Does it matter? Yes it does and it should worry Conservatives. Firstly, it’s a very clear signal that something is going wrong with basics in education. Secondly, it is a clear sign that popular culture is becoming non-aspirational: people no longer win prizes for demonstrating proficiency in anything, but merely by having the “skill” to select numbers at random. Thirdly, if people don’t understand that the expected value of one choice from two boxes is half of their total, then explaining the acts of piracy enacted on their pension funds by Brown is not going to be as straightforward as we might anticipate.

For these reasons, George Osborne was right to call for the introduction of financial education in schools. I might want more, and ask for an investigation of what is being taught in the maths syllabus these days. When I was a wee laddie in Scotland, we called these “skills” arithmetic, and nobody left school without a full command of it.

Bah humbug? I know I know I’m a sad old statistician and I should maybe just let people enjoy a harmless bit of fun. But ITV at night-time is pumping out programmes like these, all designed to remove money from gullible viewers. Someone makes money from this – via premium phonelines - or it wouldn’t happen. And so I think there’s something morally wrong happening here, and I hope that our MPs will vote for action to end it – I know that a Commons committee has begun a relevant investigation, but they were quietly sniggered at by the (I assume innumerate) commons sketch writers in the quality press. These latter should have been ashamed of themselves.

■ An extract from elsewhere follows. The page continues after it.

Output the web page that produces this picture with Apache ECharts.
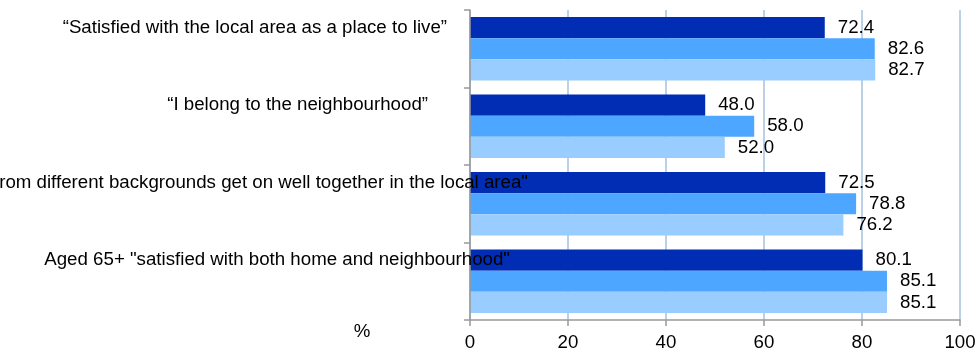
<!DOCTYPE html>
<html><head><meta charset="utf-8">
<script src="https://cdn.jsdelivr.net/npm/echarts@6/dist/echarts.min.js"></script>
<style>html,body{margin:0;padding:0;background:#fff}#c{width:978px;height:353px}</style>
</head><body><div id="c"></div>
<script>
const categories = [
  '“Satisfied with the local area as a place to live”',
  '“I belong to the neighbourhood”',
  '“People from different backgrounds get on well together in the local area"',
  'Aged 65+ "satisfied with both home and neighbourhood"'
];
const seriesNames = ['Series 1', 'Series 2', 'Series 3'];
const series1 = [72.4, 48.0, 72.5, 80.1];
const series2 = [82.6, 58.0, 78.8, 85.1];
const series3 = [82.7, 52.0, 76.2, 85.1];
const xMin = 0, xMax = 100, xStep = 20;
const axisName = '%';

// style: right padding per category label (label placement only)
const labelRightPad = [83, 102, 2, 20];
const colors = ['#002db3', '#4da6ff', '#99ccff'];
const FONT = '"Liberation Sans", Arial, sans-serif';
const FS = 18.7;

const rich = {};
labelRightPad.forEach((p, i) => {
  rich['l' + i] = { padding: [0, p, 42, 0], fontSize: FS, fontFamily: FONT, color: '#000' };
});

const chart = echarts.init(document.getElementById('c'));
const mk = (name, data, i) => ({
  name, type: 'bar', data,
  itemStyle: { color: colors[i] },
  barGap: '0%', barCategoryGap: '18%',
  label: {
    show: true, position: 'right', distance: 13,
    fontSize: FS, fontFamily: FONT, color: '#000',
    formatter: p => p.value.toFixed(1)
  }
});
chart.setOption({
  animation: false,
  textStyle: { fontFamily: FONT },
  grid: { left: 470, right: 18, top: 10, bottom: 33, containLabel: false, outerBoundsMode: 'none' },
  graphic: [{
    type: 'text', x: 362, y: 332,
    style: { text: axisName, fontSize: FS, fontFamily: FONT, fill: '#000', align: 'center', verticalAlign: 'middle' }
  }],
  xAxis: {
    type: 'value', min: xMin, max: xMax, interval: xStep,
    axisLine: { show: true, lineStyle: { color: '#999', width: 1.5 } },
    axisTick: { show: true, length: 6, lineStyle: { color: '#999', width: 1.5 } },
    axisLabel: { fontSize: FS, fontFamily: FONT, color: '#000', margin: 13 },
    splitLine: { show: true, lineStyle: { color: '#bcd0e8', width: 2 } }
  },
  yAxis: {
    type: 'category', data: categories, inverse: true, z: 5,
    axisLine: { show: true, lineStyle: { color: '#999', width: 1.5 } },
    axisTick: { show: true, length: 6, lineStyle: { color: '#999', width: 1.5 } },
    axisLabel: {
      align: 'right', verticalAlign: 'middle', margin: -60,
      fontSize: FS, fontFamily: FONT, color: '#000',
      formatter: (v, i) => '{l' + i + '|' + v + '}',
      rich
    }
  },
  series: [mk(seriesNames[0], series1, 0), mk(seriesNames[1], series2, 1), mk(seriesNames[2], series3, 2)]
});
</script></body></html>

On a lighter note! Not all statistical reasoning is intuitive. For a bit of fun, suppose you’re on a quiz show and are faced with three doors, A, B and C. Behind two of the doors is a copy of The Guardian, behind the third is a lovely new iPod. You pick a door and get whatever’s behind it. You want to win the iPod, and being a good statistician, pick a door at random, “A”, say (without clutching your head and shouting “Come ON” at the audience). The host (who knows what lies behind each door) doesn’t open door A, but opens either door B or door C to reveal a copy of The Guardian, and says to you “Do you wish to stay with door A, or switch?”. What ought you to do to maximise your chance of winning? I’ll post the answer later.